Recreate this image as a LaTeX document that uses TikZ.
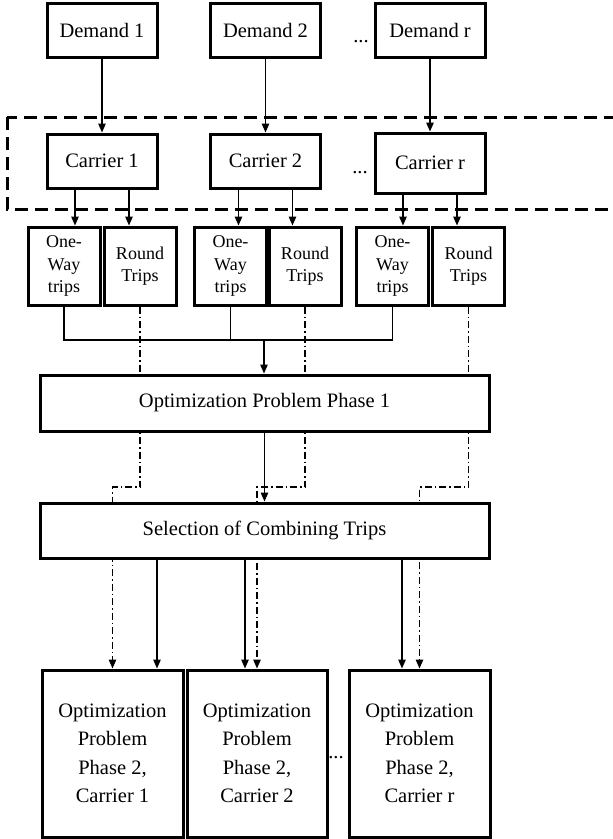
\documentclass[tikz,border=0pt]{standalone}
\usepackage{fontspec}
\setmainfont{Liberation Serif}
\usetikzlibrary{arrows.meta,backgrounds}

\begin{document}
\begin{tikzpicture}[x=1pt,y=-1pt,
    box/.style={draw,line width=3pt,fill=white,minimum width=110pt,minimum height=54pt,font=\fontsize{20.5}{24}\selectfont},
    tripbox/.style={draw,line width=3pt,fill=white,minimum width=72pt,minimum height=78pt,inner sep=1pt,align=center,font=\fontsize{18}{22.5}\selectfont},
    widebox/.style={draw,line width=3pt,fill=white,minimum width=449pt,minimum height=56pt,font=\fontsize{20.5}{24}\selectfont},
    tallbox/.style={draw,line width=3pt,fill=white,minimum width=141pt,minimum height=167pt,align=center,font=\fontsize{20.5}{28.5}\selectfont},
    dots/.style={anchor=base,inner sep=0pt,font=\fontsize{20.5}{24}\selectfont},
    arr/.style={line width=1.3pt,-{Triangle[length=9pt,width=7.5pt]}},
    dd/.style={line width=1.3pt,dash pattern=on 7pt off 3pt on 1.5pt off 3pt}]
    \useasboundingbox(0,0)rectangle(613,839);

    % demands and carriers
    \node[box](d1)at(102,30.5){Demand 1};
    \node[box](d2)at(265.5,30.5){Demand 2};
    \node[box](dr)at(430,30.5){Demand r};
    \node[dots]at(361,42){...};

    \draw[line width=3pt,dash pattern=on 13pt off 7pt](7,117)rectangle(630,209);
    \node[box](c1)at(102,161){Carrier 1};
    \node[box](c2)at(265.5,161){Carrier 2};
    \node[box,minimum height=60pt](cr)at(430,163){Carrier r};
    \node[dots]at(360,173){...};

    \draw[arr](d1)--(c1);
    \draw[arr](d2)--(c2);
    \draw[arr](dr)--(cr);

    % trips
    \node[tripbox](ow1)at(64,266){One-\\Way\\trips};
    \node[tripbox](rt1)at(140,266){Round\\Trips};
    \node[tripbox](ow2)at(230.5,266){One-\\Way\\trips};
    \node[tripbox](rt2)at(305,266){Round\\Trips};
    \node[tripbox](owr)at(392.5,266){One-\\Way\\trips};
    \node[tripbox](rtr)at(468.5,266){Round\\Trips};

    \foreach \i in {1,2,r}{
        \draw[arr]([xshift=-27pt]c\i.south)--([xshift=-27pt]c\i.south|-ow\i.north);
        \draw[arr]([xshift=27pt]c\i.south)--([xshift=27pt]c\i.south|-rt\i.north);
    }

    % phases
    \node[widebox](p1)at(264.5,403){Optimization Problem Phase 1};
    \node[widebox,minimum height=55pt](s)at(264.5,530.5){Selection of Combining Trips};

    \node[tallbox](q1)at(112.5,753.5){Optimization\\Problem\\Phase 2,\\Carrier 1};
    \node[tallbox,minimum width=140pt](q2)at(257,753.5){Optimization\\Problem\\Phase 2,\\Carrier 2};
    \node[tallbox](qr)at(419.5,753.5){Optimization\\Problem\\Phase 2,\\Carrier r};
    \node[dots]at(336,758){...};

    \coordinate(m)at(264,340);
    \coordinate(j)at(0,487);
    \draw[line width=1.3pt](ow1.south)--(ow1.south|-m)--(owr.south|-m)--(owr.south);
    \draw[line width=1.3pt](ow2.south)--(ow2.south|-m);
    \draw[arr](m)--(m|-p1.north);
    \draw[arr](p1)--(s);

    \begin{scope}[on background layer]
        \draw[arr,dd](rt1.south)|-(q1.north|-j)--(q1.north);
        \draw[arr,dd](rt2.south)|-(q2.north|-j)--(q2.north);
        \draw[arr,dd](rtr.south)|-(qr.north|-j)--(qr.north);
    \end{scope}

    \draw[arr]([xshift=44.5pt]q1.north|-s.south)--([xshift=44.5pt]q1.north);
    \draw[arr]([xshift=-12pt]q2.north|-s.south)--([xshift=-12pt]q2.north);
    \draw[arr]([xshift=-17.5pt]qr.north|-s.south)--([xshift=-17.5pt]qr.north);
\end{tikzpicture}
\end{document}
##############################
Write out the full set of lines verbatim, without the pictures.

Recreate this image as a LaTeX document that uses TikZ.
\documentclass[tikz,border=0pt]{standalone}
\usepackage{fontspec}
\setmainfont{Liberation Serif}
\usetikzlibrary{arrows.meta,backgrounds}

\begin{document}
\begin{tikzpicture}[x=1pt,y=-1pt,
    box/.style={draw,line width=3pt,fill=white,minimum width=110pt,minimum height=54pt,font=\fontsize{20.5}{24}\selectfont},
    tripbox/.style={draw,line width=3pt,fill=white,minimum width=72pt,minimum height=78pt,inner sep=1pt,align=center,font=\fontsize{18}{22.5}\selectfont},
    widebox/.style={draw,line width=3pt,fill=white,minimum width=449pt,minimum height=56pt,font=\fontsize{20.5}{24}\selectfont},
    tallbox/.style={draw,line width=3pt,fill=white,minimum width=141pt,minimum height=167pt,align=center,font=\fontsize{20.5}{28.5}\selectfont},
    dots/.style={anchor=base,inner sep=0pt,font=\fontsize{20.5}{24}\selectfont},
    arr/.style={line width=1.3pt,-{Triangle[length=9pt,width=7.5pt]}},
    dd/.style={line width=1.3pt,dash pattern=on 7pt off 3pt on 1.5pt off 3pt}]
    \useasboundingbox(0,0)rectangle(613,839);

    % demands and carriers
    \node[box](d1)at(102,30.5){Demand 1};
    \node[box](d2)at(265.5,30.5){Demand 2};
    \node[box](dr)at(430,30.5){Demand r};
    \node[dots]at(361,42){...};

    \draw[line width=3pt,dash pattern=on 13pt off 7pt](7,117)rectangle(630,209);
    \node[box](c1)at(102,161){Carrier 1};
    \node[box](c2)at(265.5,161){Carrier 2};
    \node[box,minimum height=60pt](cr)at(430,163){Carrier r};
    \node[dots]at(360,173){...};

    \draw[arr](d1)--(c1);
    \draw[arr](d2)--(c2);
    \draw[arr](dr)--(cr);

    % trips
    \node[tripbox](ow1)at(64,266){One-\\Way\\trips};
    \node[tripbox](rt1)at(140,266){Round\\Trips};
    \node[tripbox](ow2)at(230.5,266){One-\\Way\\trips};
    \node[tripbox](rt2)at(305,266){Round\\Trips};
    \node[tripbox](owr)at(392.5,266){One-\\Way\\trips};
    \node[tripbox](rtr)at(468.5,266){Round\\Trips};

    \foreach \i in {1,2,r}{
        \draw[arr]([xshift=-27pt]c\i.south)--([xshift=-27pt]c\i.south|-ow\i.north);
        \draw[arr]([xshift=27pt]c\i.south)--([xshift=27pt]c\i.south|-rt\i.north);
    }

    % phases
    \node[widebox](p1)at(264.5,403){Optimization Problem Phase 1};
    \node[widebox,minimum height=55pt](s)at(264.5,530.5){Selection of Combining Trips};

    \node[tallbox](q1)at(112.5,753.5){Optimization\\Problem\\Phase 2,\\Carrier 1};
    \node[tallbox,minimum width=140pt](q2)at(257,753.5){Optimization\\Problem\\Phase 2,\\Carrier 2};
    \node[tallbox](qr)at(419.5,753.5){Optimization\\Problem\\Phase 2,\\Carrier r};
    \node[dots]at(336,758){...};

    \coordinate(m)at(264,340);
    \coordinate(j)at(0,487);
    \draw[line width=1.3pt](ow1.south)--(ow1.south|-m)--(owr.south|-m)--(owr.south);
    \draw[line width=1.3pt](ow2.south)--(ow2.south|-m);
    \draw[arr](m)--(m|-p1.north);
    \draw[arr](p1)--(s);

    \begin{scope}[on background layer]
        \draw[arr,dd](rt1.south)|-(q1.north|-j)--(q1.north);
        \draw[arr,dd](rt2.south)|-(q2.north|-j)--(q2.north);
        \draw[arr,dd](rtr.south)|-(qr.north|-j)--(qr.north);
    \end{scope}

    \draw[arr]([xshift=44.5pt]q1.north|-s.south)--([xshift=44.5pt]q1.north);
    \draw[arr]([xshift=-12pt]q2.north|-s.south)--([xshift=-12pt]q2.north);
    \draw[arr]([xshift=-17.5pt]qr.north|-s.south)--([xshift=-17.5pt]qr.north);
\end{tikzpicture}
\end{document}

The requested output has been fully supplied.